In recent years, the small scale (SME) units have been put to cruelty and
grave hardship because of the introduction of scheme of classifying
accounts into non performing assets (NPA). In 1997, NPAs of micro,
small, medium, large industries put together stood at 15.8 percent of
bank loans. In the same year, while the SSI sector was responsible for
nearly one-half of the total number of NPA accounts, its share in the
absolute amount of NPA accounts was about 20 percent. Thereafter, the
proportion of NPA accounts started to decline due to the introduction of
very stringent norms. It declined to 10.7 percent 1999-2000 and
thereafter it showed a continuous decline and stood at to 2.4 percent in
2008-09. But recently there has been an enormous increase in the
number and volume of NPA accounts. The NPAs of the Indian banking sector
increased to 2.40 percent in 2010-11 and increased further to . 2.94
in 20011-12. In absolute figures NPAs have almost doubled during
2009-2012, i.e. it increased from about Rs.56,300 crore in March 2008
to about Rs.117,262 crore in March 2012. And assets under reconstruction
had trebled during the same period.

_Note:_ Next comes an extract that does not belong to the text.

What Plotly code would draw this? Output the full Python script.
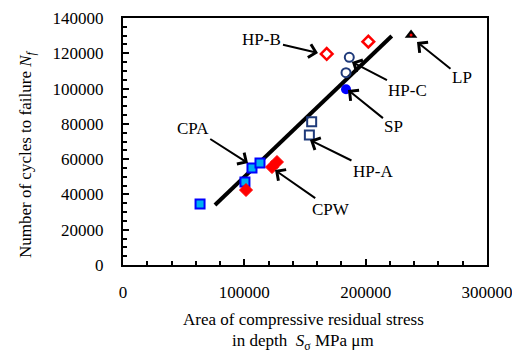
import plotly.graph_objects as go

# ---- data ----
cpa_x = [63500, 100500, 106300, 112900]
cpa_y = [34600, 47000, 55000, 57800]
cpw_x = [101400, 122800, 126900]
cpw_y = [42500, 55500, 58400]
hpa_x = [155500, 153600]
hpa_y = [81200, 73700]
hpb_x = [167900, 202200]
hpb_y = [119600, 126600]
hpc_x = [186500, 183800]
hpc_y = [117700, 109000]
sp_x = [183800]
sp_y = [99600]
lp_x = [237400]
lp_y = [130400]
fit_x = [75800, 221500]
fit_y = [34000, 129800]

x_ticks = [0, 100000, 200000, 300000]
y_ticks = [0, 20000, 40000, 60000, 80000, 100000, 120000, 140000]

# label name, arrow head (data), text offset (px)
labels = [
    ("HP-B", 160700, 120200, -56, -13),
    ("HP-C", 188700, 115100, 56, 29),
    ("LP", 242300, 126400, 45, 36),
    ("SP", 185400, 99200, 46, 37),
    ("CPA", 103000, 57800, -55, -35),
    ("HP-A", 154100, 70800, 63, 31),
    ("CPW", 125300, 53800, 56, 39),
]

FONT = "Liberation Serif"
FS = 17

fig = go.Figure()
fig.add_trace(go.Scatter(x=fit_x, y=fit_y, mode="lines",
                         line=dict(color="black", width=4), showlegend=False))
fig.add_trace(go.Scatter(x=cpa_x, y=cpa_y, mode="markers",
                         marker=dict(symbol="square", size=9, color="#00b0f0",
                                     line=dict(color="#0000ff", width=2)), showlegend=False))
fig.add_trace(go.Scatter(x=cpw_x, y=cpw_y, mode="markers",
                         marker=dict(symbol="diamond", size=10, color="#ff0000",
                                     line=dict(color="#ff0000", width=1)), showlegend=False))
fig.add_trace(go.Scatter(x=hpa_x, y=hpa_y, mode="markers",
                         marker=dict(symbol="square-open", size=9, color="#1f3a7a",
                                     line=dict(color="#1f3a7a", width=2)), showlegend=False))
fig.add_trace(go.Scatter(x=hpb_x, y=hpb_y, mode="markers",
                         marker=dict(symbol="diamond-open", size=9, color="#ff0000",
                                     line=dict(color="#ff0000", width=2.5)), showlegend=False))
fig.add_trace(go.Scatter(x=hpc_x, y=hpc_y, mode="markers",
                         marker=dict(symbol="circle-open", size=9, color="#1f3a7a",
                                     line=dict(color="#1f3a7a", width=2)), showlegend=False))
fig.add_trace(go.Scatter(x=sp_x, y=sp_y, mode="markers",
                         marker=dict(symbol="circle", size=10, color="#0000ff"), showlegend=False))
fig.add_trace(go.Scatter(x=lp_x, y=lp_y, mode="markers",
                         marker=dict(symbol="triangle-up", size=11, color="#000000"), showlegend=False))
fig.add_trace(go.Scatter(x=lp_x, y=lp_y, mode="markers",
                         marker=dict(symbol="circle", size=3, color="#ff0000"), showlegend=False))

for name, hx, hy, ax, ay in labels:
    fig.add_annotation(x=hx, y=hy, xref="x", yref="y", text=name, showarrow=True,
                       ax=ax, ay=ay, arrowhead=4, arrowsize=1.3, arrowwidth=2,
                       arrowcolor="black", font=dict(family=FONT, size=FS, color="black"))

fig.add_annotation(xref="paper", yref="paper", x=(27 - 123) / 364, y=(265 - 154) / 247,
                   xanchor="center", yanchor="middle",
                   text="Number of cycles to failure <i>N</i><sub><i>f</i></sub>",
                   textangle=-90, showarrow=False,
                   font=dict(family=FONT, size=FS, color="black"))
fig.add_annotation(xref="paper", yref="paper", x=(303 - 123) / 364, y=(265 - 319) / 247,
                   xanchor="center", yanchor="middle",
                   text="Area of compressive residual stress", showarrow=False,
                   font=dict(family=FONT, size=FS, color="black"))
fig.add_annotation(xref="paper", yref="paper", x=(303 - 123) / 364, y=(265 - 342) / 247,
                   xanchor="center", yanchor="middle",
                   text="in depth  <i>S</i><sub>σ</sub> MPa μm", showarrow=False,
                   font=dict(family=FONT, size=FS, color="black"))

axis_common = dict(showline=True, linecolor="black", linewidth=2, mirror=True,
                   ticks="inside", tickcolor="black", tickwidth=2, ticklen=6,
                   showgrid=False, zeroline=False, automargin=False,
                   tickfont=dict(family=FONT, size=FS, color="black"))

fig.update_xaxes(range=[0, 300000], tickvals=x_ticks, ticktext=[str(v) for v in x_ticks],
                 ticklabelstandoff=11,
                 minor=dict(dtick=20000, ticks="inside", ticklen=4, tickcolor="black", tickwidth=2),
                 **axis_common)
fig.update_yaxes(range=[0, 140000], tickvals=y_ticks, ticktext=[str(v) for v in y_ticks],
                 ticklabelstandoff=14,
                 minor=dict(dtick=5000, ticks="inside", ticklen=4, tickcolor="black", tickwidth=2),
                 **axis_common)

# page body has an 8px margin at top/left, so the figure is 8px smaller
fig.update_layout(width=512, height=346, margin=dict(l=115, r=33, t=10, b=89),
                  plot_bgcolor="white", paper_bgcolor="white", showlegend=False)

fig.write_html("out.html")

But for the restructuring of
corporate sector bad loans amounting to Rs.2.0 lakh crore in the last
two years the banking sector would have witnessed an enormous surge in
the volume of NPA. According to figures provided by RBI many corporates
have gone for second restructuring, which shows that the situation is
becoming more serious.
Experts feel that applying certain common norms to classify the
accounts as NPA for all categories of industries, viz. large, medium,
small, and micro units, is illogical and unreasonable. To treat a micro
industrial/business unit together with large scale units is sheer
imprudence and ramification of neo-liberalism. The current practice of
classifying industrial units as “non- performing,” if interest or
installments of principal due remain unpaid for more than 90 days has
caused grave hardship and untold sufferings to the small scale
entrepreneurs across the country. So they have been clamoring for
relaxation of norms for NPAs and extension of time limit for repayment
of loans from the present 90 days to at least 180 days, following the
ongoing global recession.5It has resulted in more and more SME units
becoming sick and ultimately NPA in the absence of proper rehabilitation
or restructuring of the SSI as in the case of the corporate sector. As a
result, the SME units all over the country are in a fix, anticipating
closure of their units any time either by themselves or by the
banks.Reports show that sometimes the bank officers harass the borrowers
even for flimsy and unorthodox reasons.